The point of all this is to be able to use these constructors directly in a yapp or similar grammar file. Here's a snippet of these generated classes in action:

...
expr      :   int
          |   char
          |   string
...
          |   END expr %prec L_5 { End($_[2]) }
          |   expr '=' expr      { Apply(Name('='), Cons($_[1], Cons($_[3], Nil))) }
          |   expr THEN expr     { Then($_[1], $_[3]) }
          |   expr '&&' expr     { And($_[1], $_[3]) }
          |   expr '||' expr     { Or($_[1], $_[3]) }
          |   '!' expr           { Not($_[2]) }
          |   '(' expr ')'       { $_[2] }
...
          ;

ifexpr    :   IF '(' expr ')' block ELSE alternative
                            { If($_[3], $_[5], $_[7]) }
          ;

alternative : block
            | ifexpr
            ;

One of the visitors over the resulting tree is a rewriting visitor that converts some abstract syntax to simpler forms so that there are fewer constructs that need to be dealt with later on.

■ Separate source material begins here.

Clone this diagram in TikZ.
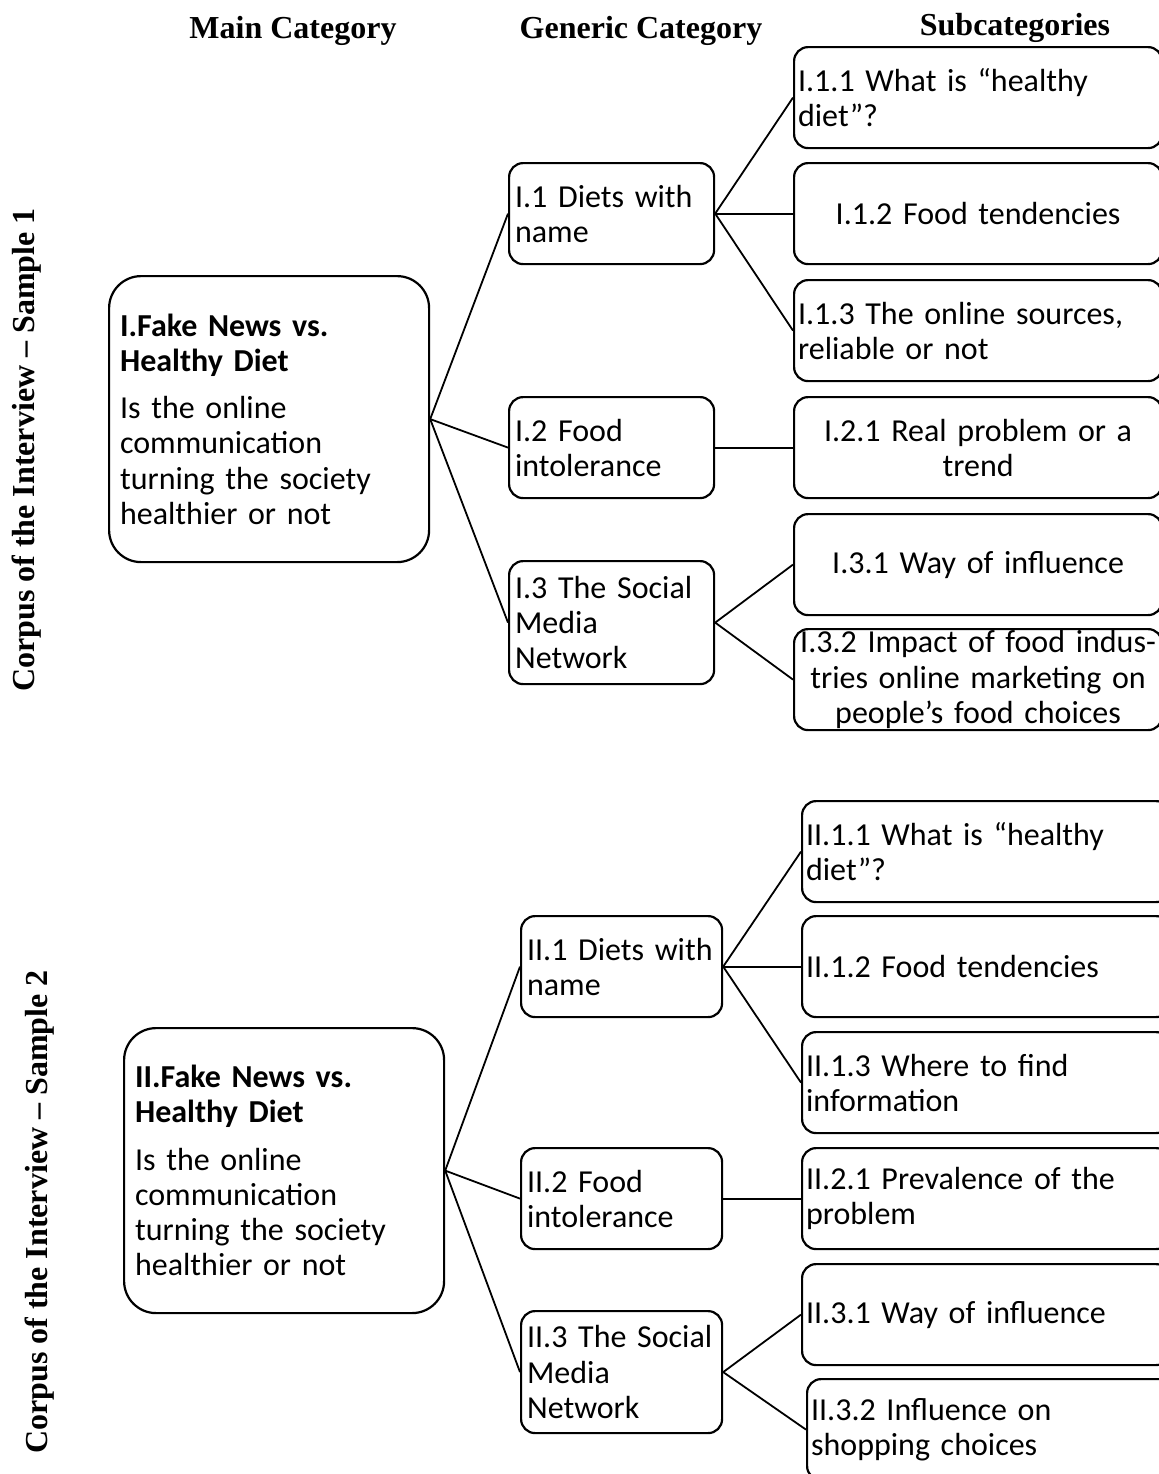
\documentclass[tikz,border=0pt]{standalone}
\usepackage{fontspec}
\setmainfont{Carlito}[WordSpace=0.8]
\newfontfamily\headfont{Liberation Serif}
\begin{document}
\begin{tikzpicture}[x=0.5pt, y=-0.5pt,
    every node/.style={font=\fontsize{16}{17.6}\selectfont},
    box/.style={draw, line width=1.1pt, rounded corners=7pt, anchor=north west, inner ysep=0pt},
    mainbox/.style={box, rounded corners=16pt, text width=149pt, inner xsep=5.5pt, minimum height=143pt, align=left},
    genbox/.style={box, text width=96.5pt, inner xsep=3pt, minimum height=50.5pt, align=left},
    subbox/.style={box, text width=180pt, inner xsep=2pt, minimum height=50.5pt, align=left},
    subc/.style={subbox, align=center},
    head/.style={font=\headfont\bfseries\fontsize{16}{18}\selectfont, anchor=base},
    link/.style={line width=0.9pt}]
  \clip (0,0) rectangle (1159,1474);

  % column heads
  \node[head] (hmain) at (293,38) {Main Category};
  \node[head] (hgen) at (641,38) {Generic Category};
  \node[head] (hsub) at (1015,35) {Subcategories};
  \node[head, anchor=center, rotate=90] (lab1) at (27,450) {Corpus of the Interview – Sample 1};
  \node[head, anchor=center, rotate=90] (lab2) at (40,1212) {Corpus of the Interview – Sample 2};

  % sample 1
  \node[mainbox] (m1) at (108,275) {\textbf{I.Fake News vs.}\\\textbf{Healthy Diet}\\[6pt]Is the online\\communication\\turning the society\\healthier or not};
  \node[genbox] (g11) at (508,162) {I.1 Diets with\\name};
  \node[genbox] (g12) at (508,396) {I.2 Food\\intolerance};
  \node[genbox, minimum height=61.5pt] (g13) at (508,560) {I.3 The Social\\Media\\Network};
  \node[subbox] (s111) at (793,46) {I.1.1 What is “healthy\\diet”?};
  \node[subc] (s112) at (793,162) {I.1.2 Food tendencies};
  \node[subbox] (s113) at (793,279) {I.1.3 The online sources,\\reliable or not};
  \node[subc] (s121) at (793,396) {I.2.1 Real problem or a\\trend};
  \node[subc] (s131) at (793,513) {I.3.1 Way of influence};
  \node[subc] (s132) at (793,628) {I.3.2 Impact of food indus-\\tries online marketing on\\people’s food choices};

  \foreach \g in {g11,g12,g13} \draw[link] (m1.east) -- (\g.west);
  \foreach \s in {s111,s112,s113} \draw[link] (g11.east) -- (\s.west);
  \draw[link] (g12.east) -- (s121.west);
  \foreach \s in {s131,s132} \draw[link] (g13.east) -- (\s.west);

  % sample 2
  \node[mainbox, minimum height=142.5pt] (m2) at (123,1027) {\textbf{II.Fake News vs.}\\\textbf{Healthy Diet}\\[6pt]Is the online\\communication\\turning the society\\healthier or not};
  \node[genbox, text width=94.5pt] (g21) at (520,915) {II.1 Diets with\\name};
  \node[genbox, text width=94.5pt] (g22) at (520,1147) {II.2 Food\\intolerance};
  \node[genbox, text width=94.5pt, minimum height=61pt] (g23) at (520,1310) {II.3 The Social\\Media\\Network};
  \node[subbox] (s211) at (801,800) {II.1.1 What is “healthy\\diet”?};
  \node[subbox] (s212) at (801,915) {II.1.2 Food tendencies};
  \node[subbox] (s213) at (801,1031) {II.1.3 Where to find\\information};
  \node[subbox] (s221) at (801,1147) {II.2.1 Prevalence of the\\problem};
  \node[subbox] (s231) at (801,1263) {II.3.1 Way of influence};
  \node[subbox] (s232) at (806,1378) {II.3.2 Influence on\\shopping choices};

  \foreach \g in {g21,g22,g23} \draw[link] (m2.east) -- (\g.west);
  \foreach \s in {s211,s212,s213} \draw[link] (g21.east) -- (\s.west);
  \draw[link] (g22.east) -- (s221.west);
  \foreach \s in {s231,s232} \draw[link] (g23.east) -- (\s.west);
\end{tikzpicture}
\end{document}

Here's the visitor routine that converts If abstract syntax to a function call:

sub visitIf {
    my ($self, $if) = @_;
    my $test = $if->getTest->accept($self);
    my $consequent = $if->getConsequent->accept($self);
    my $alternative = $if->getAlternative->accept($self);
    Apply(
        LambdaSwitch(
            Cons(
                Lambda(
                    Cons(TypeName('True'), Nil),
                    Statement(
                        End($consequent->getCar),
                        $consequent->getCdr
                    )
                ),
                Cons(
                    Lambda(
                        Cons(TypeName('False'), Nil),
                        $alternative
                    ),
                    Nil
                )
            )
        ),
        Cons($if->getTest->accept($self), Nil)
    )
}